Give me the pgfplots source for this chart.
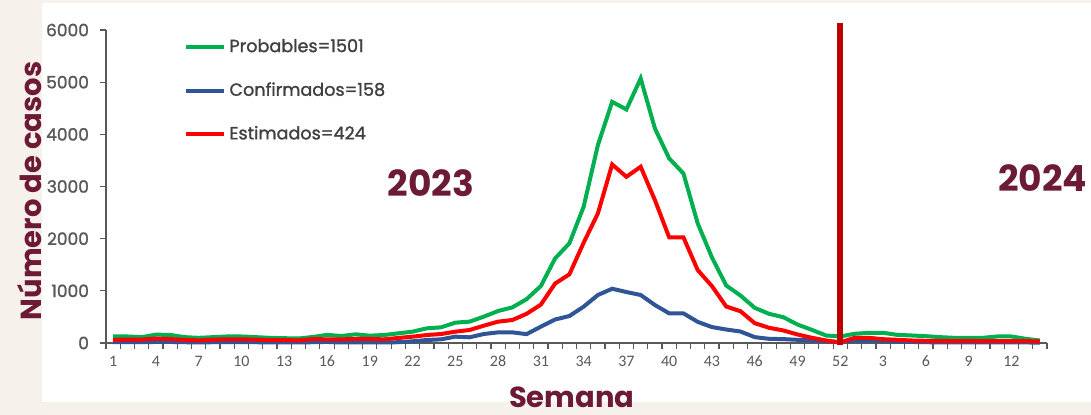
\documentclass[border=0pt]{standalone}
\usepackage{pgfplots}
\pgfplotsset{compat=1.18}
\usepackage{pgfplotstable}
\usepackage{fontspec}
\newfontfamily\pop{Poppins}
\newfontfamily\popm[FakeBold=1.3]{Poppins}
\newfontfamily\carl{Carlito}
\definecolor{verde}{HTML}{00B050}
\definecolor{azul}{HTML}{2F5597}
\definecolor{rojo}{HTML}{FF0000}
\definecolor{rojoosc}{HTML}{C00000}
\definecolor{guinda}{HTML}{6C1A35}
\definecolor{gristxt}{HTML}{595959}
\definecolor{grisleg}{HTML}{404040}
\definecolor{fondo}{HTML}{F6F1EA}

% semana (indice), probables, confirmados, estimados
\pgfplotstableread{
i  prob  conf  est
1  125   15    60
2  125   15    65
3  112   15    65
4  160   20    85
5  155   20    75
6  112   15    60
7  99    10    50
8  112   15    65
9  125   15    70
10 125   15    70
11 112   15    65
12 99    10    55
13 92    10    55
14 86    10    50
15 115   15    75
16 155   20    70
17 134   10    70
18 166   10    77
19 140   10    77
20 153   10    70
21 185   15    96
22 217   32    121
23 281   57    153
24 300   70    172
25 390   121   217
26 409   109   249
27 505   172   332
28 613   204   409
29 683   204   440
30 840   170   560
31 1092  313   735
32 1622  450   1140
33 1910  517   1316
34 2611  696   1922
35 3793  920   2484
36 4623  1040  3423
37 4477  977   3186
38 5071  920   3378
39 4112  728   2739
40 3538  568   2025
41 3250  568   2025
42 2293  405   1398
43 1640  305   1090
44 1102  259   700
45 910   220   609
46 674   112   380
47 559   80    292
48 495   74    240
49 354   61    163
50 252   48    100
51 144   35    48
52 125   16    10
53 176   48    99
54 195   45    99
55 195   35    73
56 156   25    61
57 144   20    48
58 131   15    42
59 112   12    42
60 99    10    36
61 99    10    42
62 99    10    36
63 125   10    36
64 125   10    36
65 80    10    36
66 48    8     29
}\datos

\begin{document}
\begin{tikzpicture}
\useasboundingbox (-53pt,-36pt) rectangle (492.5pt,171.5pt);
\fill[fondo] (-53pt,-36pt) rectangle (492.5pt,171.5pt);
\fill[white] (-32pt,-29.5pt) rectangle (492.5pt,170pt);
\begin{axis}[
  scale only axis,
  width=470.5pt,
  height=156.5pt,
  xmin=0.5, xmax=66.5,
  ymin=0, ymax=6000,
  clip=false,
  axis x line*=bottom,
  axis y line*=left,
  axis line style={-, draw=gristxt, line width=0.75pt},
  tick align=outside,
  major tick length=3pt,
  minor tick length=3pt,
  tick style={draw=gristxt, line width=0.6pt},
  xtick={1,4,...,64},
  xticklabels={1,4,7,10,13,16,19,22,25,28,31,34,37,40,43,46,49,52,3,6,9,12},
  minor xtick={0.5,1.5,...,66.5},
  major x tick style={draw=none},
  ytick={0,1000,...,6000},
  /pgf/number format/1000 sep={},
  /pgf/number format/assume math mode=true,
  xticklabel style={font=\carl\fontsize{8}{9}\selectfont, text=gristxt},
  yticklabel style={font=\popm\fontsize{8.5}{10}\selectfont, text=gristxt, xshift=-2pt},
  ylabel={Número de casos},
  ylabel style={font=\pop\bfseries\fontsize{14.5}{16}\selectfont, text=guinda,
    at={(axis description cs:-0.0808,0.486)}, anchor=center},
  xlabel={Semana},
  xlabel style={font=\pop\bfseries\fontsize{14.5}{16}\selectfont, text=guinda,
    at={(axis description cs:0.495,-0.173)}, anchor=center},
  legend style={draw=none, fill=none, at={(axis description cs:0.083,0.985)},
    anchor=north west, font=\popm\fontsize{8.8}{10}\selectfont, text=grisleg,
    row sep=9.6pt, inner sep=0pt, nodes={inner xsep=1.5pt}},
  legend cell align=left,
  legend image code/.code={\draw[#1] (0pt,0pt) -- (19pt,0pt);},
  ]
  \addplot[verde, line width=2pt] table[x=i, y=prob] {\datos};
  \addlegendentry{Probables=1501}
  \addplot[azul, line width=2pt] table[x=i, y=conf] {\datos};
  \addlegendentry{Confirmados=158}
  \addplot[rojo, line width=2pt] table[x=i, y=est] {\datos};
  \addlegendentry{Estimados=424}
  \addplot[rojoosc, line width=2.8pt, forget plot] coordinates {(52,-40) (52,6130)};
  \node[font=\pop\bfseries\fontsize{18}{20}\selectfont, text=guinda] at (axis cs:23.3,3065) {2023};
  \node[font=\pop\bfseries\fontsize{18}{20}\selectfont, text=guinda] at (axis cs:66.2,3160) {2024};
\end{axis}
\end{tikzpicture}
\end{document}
===
> [Given request]:
Except for the pictures, reproduce every line exactly.

> [Output of the exercise]:
Give me the pgfplots source for this chart.
\documentclass[border=0pt]{standalone}
\usepackage{pgfplots}
\pgfplotsset{compat=1.18}
\usepackage{pgfplotstable}
\usepackage{fontspec}
\newfontfamily\pop{Poppins}
\newfontfamily\popm[FakeBold=1.3]{Poppins}
\newfontfamily\carl{Carlito}
\definecolor{verde}{HTML}{00B050}
\definecolor{azul}{HTML}{2F5597}
\definecolor{rojo}{HTML}{FF0000}
\definecolor{rojoosc}{HTML}{C00000}
\definecolor{guinda}{HTML}{6C1A35}
\definecolor{gristxt}{HTML}{595959}
\definecolor{grisleg}{HTML}{404040}
\definecolor{fondo}{HTML}{F6F1EA}

% semana (indice), probables, confirmados, estimados
\pgfplotstableread{
i  prob  conf  est
1  125   15    60
2  125   15    65
3  112   15    65
4  160   20    85
5  155   20    75
6  112   15    60
7  99    10    50
8  112   15    65
9  125   15    70
10 125   15    70
11 112   15    65
12 99    10    55
13 92    10    55
14 86    10    50
15 115   15    75
16 155   20    70
17 134   10    70
18 166   10    77
19 140   10    77
20 153   10    70
21 185   15    96
22 217   32    121
23 281   57    153
24 300   70    172
25 390   121   217
26 409   109   249
27 505   172   332
28 613   204   409
29 683   204   440
30 840   170   560
31 1092  313   735
32 1622  450   1140
33 1910  517   1316
34 2611  696   1922
35 3793  920   2484
36 4623  1040  3423
37 4477  977   3186
38 5071  920   3378
39 4112  728   2739
40 3538  568   2025
41 3250  568   2025
42 2293  405   1398
43 1640  305   1090
44 1102  259   700
45 910   220   609
46 674   112   380
47 559   80    292
48 495   74    240
49 354   61    163
50 252   48    100
51 144   35    48
52 125   16    10
53 176   48    99
54 195   45    99
55 195   35    73
56 156   25    61
57 144   20    48
58 131   15    42
59 112   12    42
60 99    10    36
61 99    10    42
62 99    10    36
63 125   10    36
64 125   10    36
65 80    10    36
66 48    8     29
}\datos

\begin{document}
\begin{tikzpicture}
\useasboundingbox (-53pt,-36pt) rectangle (492.5pt,171.5pt);
\fill[fondo] (-53pt,-36pt) rectangle (492.5pt,171.5pt);
\fill[white] (-32pt,-29.5pt) rectangle (492.5pt,170pt);
\begin{axis}[
  scale only axis,
  width=470.5pt,
  height=156.5pt,
  xmin=0.5, xmax=66.5,
  ymin=0, ymax=6000,
  clip=false,
  axis x line*=bottom,
  axis y line*=left,
  axis line style={-, draw=gristxt, line width=0.75pt},
  tick align=outside,
  major tick length=3pt,
  minor tick length=3pt,
  tick style={draw=gristxt, line width=0.6pt},
  xtick={1,4,...,64},
  xticklabels={1,4,7,10,13,16,19,22,25,28,31,34,37,40,43,46,49,52,3,6,9,12},
  minor xtick={0.5,1.5,...,66.5},
  major x tick style={draw=none},
  ytick={0,1000,...,6000},
  /pgf/number format/1000 sep={},
  /pgf/number format/assume math mode=true,
  xticklabel style={font=\carl\fontsize{8}{9}\selectfont, text=gristxt},
  yticklabel style={font=\popm\fontsize{8.5}{10}\selectfont, text=gristxt, xshift=-2pt},
  ylabel={Número de casos},
  ylabel style={font=\pop\bfseries\fontsize{14.5}{16}\selectfont, text=guinda,
    at={(axis description cs:-0.0808,0.486)}, anchor=center},
  xlabel={Semana},
  xlabel style={font=\pop\bfseries\fontsize{14.5}{16}\selectfont, text=guinda,
    at={(axis description cs:0.495,-0.173)}, anchor=center},
  legend style={draw=none, fill=none, at={(axis description cs:0.083,0.985)},
    anchor=north west, font=\popm\fontsize{8.8}{10}\selectfont, text=grisleg,
    row sep=9.6pt, inner sep=0pt, nodes={inner xsep=1.5pt}},
  legend cell align=left,
  legend image code/.code={\draw[#1] (0pt,0pt) -- (19pt,0pt);},
  ]
  \addplot[verde, line width=2pt] table[x=i, y=prob] {\datos};
  \addlegendentry{Probables=1501}
  \addplot[azul, line width=2pt] table[x=i, y=conf] {\datos};
  \addlegendentry{Confirmados=158}
  \addplot[rojo, line width=2pt] table[x=i, y=est] {\datos};
  \addlegendentry{Estimados=424}
  \addplot[rojoosc, line width=2.8pt, forget plot] coordinates {(52,-40) (52,6130)};
  \node[font=\pop\bfseries\fontsize{18}{20}\selectfont, text=guinda] at (axis cs:23.3,3065) {2023};
  \node[font=\pop\bfseries\fontsize{18}{20}\selectfont, text=guinda] at (axis cs:66.2,3160) {2024};
\end{axis}
\end{tikzpicture}
\end{document}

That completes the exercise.